Source material =
= = = = = = =
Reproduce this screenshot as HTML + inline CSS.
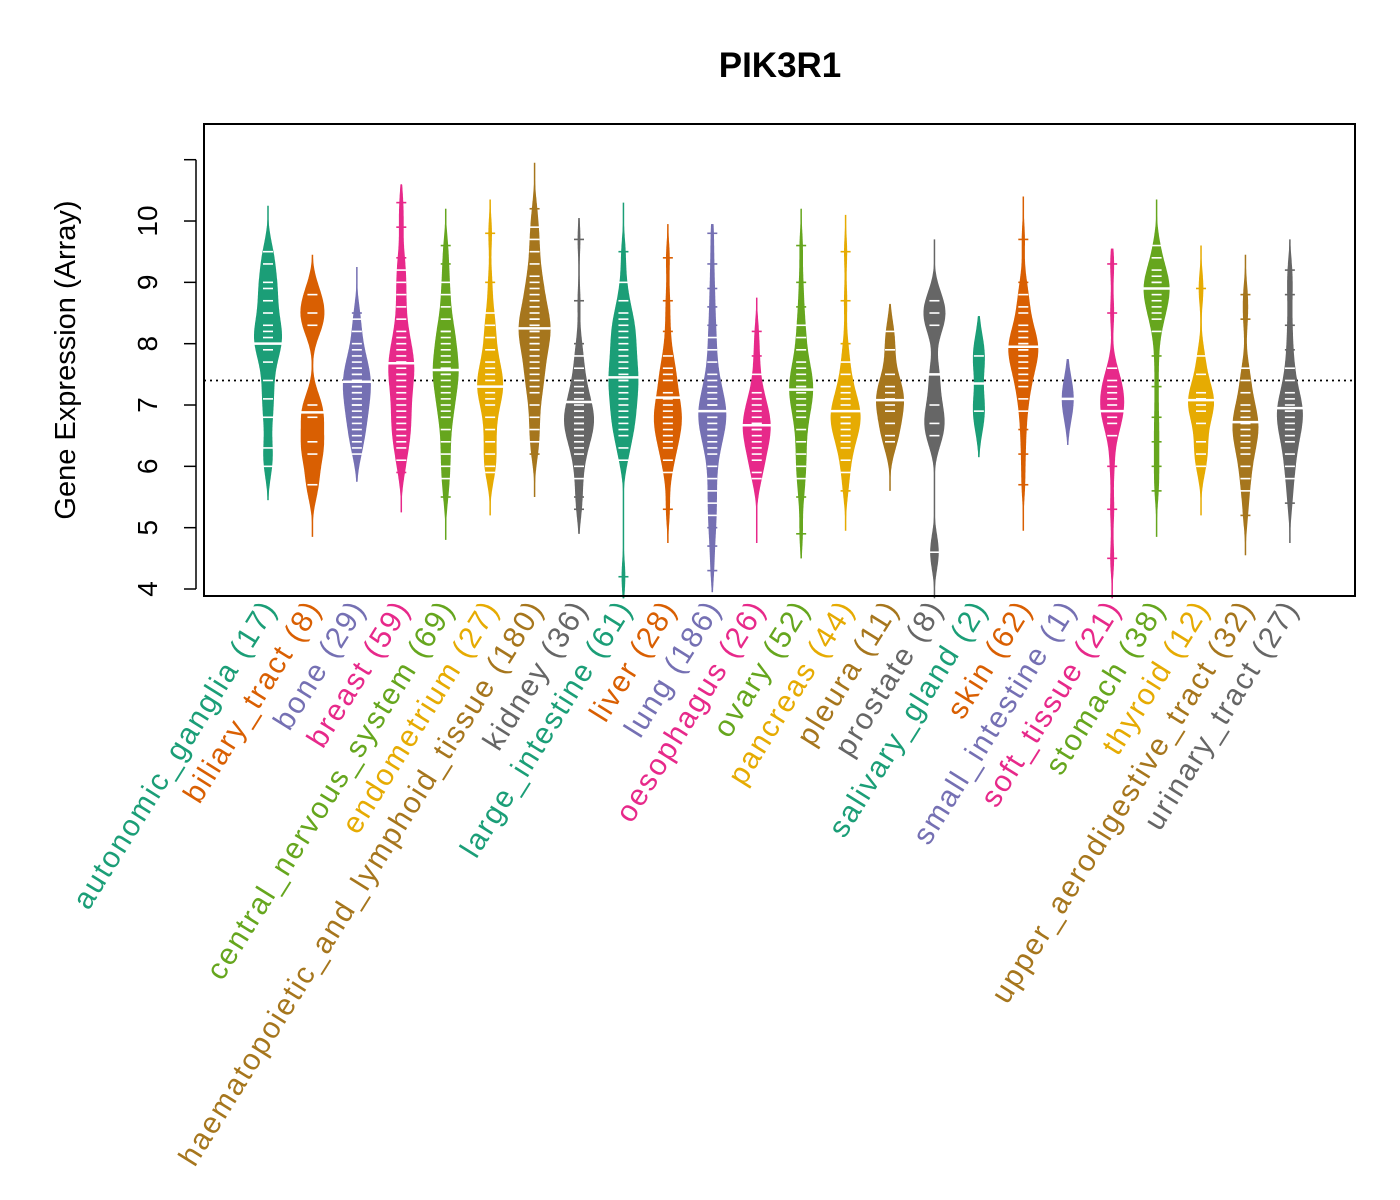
= = = = = = =
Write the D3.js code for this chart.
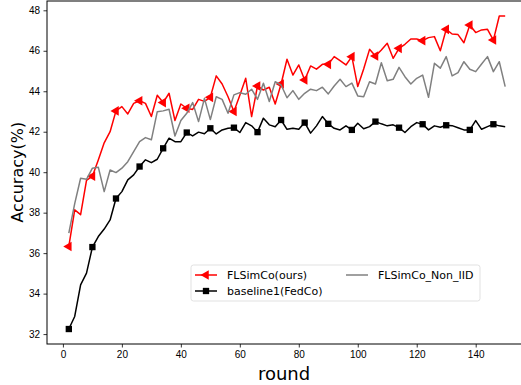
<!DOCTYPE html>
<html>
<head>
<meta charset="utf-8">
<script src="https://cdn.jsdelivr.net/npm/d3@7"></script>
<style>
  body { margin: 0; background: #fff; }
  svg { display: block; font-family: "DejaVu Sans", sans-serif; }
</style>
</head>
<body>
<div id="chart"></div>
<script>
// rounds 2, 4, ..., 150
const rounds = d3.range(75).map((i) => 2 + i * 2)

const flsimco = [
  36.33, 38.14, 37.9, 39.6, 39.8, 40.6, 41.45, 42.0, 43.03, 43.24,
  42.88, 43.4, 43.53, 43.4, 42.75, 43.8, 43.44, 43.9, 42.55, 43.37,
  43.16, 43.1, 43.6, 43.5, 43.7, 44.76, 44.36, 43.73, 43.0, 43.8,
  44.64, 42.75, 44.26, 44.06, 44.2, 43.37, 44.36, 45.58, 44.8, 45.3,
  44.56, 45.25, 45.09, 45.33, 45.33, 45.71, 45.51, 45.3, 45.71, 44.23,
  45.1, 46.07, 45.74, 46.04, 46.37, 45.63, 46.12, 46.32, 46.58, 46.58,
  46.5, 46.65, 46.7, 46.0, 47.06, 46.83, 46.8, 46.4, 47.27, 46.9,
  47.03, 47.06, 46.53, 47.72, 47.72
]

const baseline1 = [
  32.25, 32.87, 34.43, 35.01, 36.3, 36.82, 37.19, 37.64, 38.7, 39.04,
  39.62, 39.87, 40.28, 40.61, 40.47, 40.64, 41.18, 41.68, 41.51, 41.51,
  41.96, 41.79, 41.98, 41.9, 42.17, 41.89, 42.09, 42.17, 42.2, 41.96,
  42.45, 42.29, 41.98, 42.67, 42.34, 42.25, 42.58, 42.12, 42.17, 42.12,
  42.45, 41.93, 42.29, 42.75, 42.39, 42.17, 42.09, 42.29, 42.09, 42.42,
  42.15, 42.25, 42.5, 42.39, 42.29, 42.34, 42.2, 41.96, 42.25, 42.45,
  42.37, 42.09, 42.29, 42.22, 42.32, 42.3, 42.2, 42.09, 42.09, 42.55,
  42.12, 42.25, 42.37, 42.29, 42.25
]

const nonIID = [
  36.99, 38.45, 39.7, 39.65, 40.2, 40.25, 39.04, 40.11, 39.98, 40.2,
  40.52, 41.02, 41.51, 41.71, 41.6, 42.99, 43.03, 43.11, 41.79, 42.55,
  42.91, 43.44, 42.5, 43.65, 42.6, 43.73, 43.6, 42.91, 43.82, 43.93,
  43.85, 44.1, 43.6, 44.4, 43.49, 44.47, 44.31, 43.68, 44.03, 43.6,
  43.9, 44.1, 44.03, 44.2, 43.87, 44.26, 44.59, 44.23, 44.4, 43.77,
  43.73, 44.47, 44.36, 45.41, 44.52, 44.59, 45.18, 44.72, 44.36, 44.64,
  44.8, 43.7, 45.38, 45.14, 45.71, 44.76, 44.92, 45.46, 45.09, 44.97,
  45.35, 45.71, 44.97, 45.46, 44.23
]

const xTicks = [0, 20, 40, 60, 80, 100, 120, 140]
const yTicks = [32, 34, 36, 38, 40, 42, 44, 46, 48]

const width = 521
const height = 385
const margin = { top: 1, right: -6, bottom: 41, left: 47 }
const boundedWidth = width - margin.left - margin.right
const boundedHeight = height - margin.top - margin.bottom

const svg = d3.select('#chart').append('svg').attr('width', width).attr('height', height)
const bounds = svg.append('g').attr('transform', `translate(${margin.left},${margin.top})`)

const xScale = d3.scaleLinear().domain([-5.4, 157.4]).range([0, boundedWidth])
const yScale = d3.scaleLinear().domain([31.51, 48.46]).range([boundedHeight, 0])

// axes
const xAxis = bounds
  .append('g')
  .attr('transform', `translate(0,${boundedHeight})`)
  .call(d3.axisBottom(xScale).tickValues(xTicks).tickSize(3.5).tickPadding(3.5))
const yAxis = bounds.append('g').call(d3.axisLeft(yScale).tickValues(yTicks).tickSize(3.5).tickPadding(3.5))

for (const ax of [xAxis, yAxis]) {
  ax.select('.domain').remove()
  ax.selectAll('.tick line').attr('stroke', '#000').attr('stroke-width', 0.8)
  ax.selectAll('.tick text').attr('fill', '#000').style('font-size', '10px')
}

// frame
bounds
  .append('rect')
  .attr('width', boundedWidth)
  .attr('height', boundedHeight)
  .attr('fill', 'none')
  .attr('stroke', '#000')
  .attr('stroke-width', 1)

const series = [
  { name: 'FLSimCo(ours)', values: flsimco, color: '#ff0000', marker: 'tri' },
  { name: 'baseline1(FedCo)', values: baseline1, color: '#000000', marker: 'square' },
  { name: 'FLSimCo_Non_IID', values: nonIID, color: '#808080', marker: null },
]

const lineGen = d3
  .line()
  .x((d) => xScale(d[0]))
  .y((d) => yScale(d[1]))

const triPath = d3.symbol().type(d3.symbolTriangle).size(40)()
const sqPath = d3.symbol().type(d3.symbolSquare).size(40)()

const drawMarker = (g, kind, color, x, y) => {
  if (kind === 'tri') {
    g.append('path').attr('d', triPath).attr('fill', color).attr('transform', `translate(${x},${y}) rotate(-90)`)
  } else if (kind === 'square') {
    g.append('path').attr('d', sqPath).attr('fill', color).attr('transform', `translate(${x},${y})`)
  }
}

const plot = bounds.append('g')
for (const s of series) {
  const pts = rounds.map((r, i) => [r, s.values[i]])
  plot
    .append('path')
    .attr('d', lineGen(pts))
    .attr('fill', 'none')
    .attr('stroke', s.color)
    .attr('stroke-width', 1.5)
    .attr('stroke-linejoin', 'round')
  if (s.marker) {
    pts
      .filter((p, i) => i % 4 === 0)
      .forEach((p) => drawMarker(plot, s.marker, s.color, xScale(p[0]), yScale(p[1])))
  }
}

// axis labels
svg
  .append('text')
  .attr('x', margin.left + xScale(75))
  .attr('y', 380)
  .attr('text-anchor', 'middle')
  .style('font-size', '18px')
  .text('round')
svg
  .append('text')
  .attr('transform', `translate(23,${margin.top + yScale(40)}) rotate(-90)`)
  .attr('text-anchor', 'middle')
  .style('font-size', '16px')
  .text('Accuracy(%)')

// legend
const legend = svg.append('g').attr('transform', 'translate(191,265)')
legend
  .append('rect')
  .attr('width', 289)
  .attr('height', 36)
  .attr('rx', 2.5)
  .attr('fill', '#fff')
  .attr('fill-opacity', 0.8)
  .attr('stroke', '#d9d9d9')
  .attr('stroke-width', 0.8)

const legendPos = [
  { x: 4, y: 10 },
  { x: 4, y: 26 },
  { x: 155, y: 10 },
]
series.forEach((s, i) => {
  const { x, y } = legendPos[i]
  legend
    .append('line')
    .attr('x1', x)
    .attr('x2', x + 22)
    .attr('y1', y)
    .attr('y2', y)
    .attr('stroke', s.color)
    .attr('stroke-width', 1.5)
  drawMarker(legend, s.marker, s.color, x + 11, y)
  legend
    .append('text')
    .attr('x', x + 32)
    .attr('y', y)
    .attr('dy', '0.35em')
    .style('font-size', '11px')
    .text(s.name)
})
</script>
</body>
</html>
= = = = = = =
Give again, exactly as written above, every line from the one holding "Write the D3.js code for this chart." to the one holding "const rounds = d3.range(75).map((i)", with both ends kept and the pictures left out.

Output below =
Write the D3.js code for this chart.
<!DOCTYPE html>
<html>
<head>
<meta charset="utf-8">
<script src="https://cdn.jsdelivr.net/npm/d3@7"></script>
<style>
  body { margin: 0; background: #fff; }
  svg { display: block; font-family: "DejaVu Sans", sans-serif; }
</style>
</head>
<body>
<div id="chart"></div>
<script>
// rounds 2, 4, ..., 150
const rounds = d3.range(75).map((i) => 2 + i * 2)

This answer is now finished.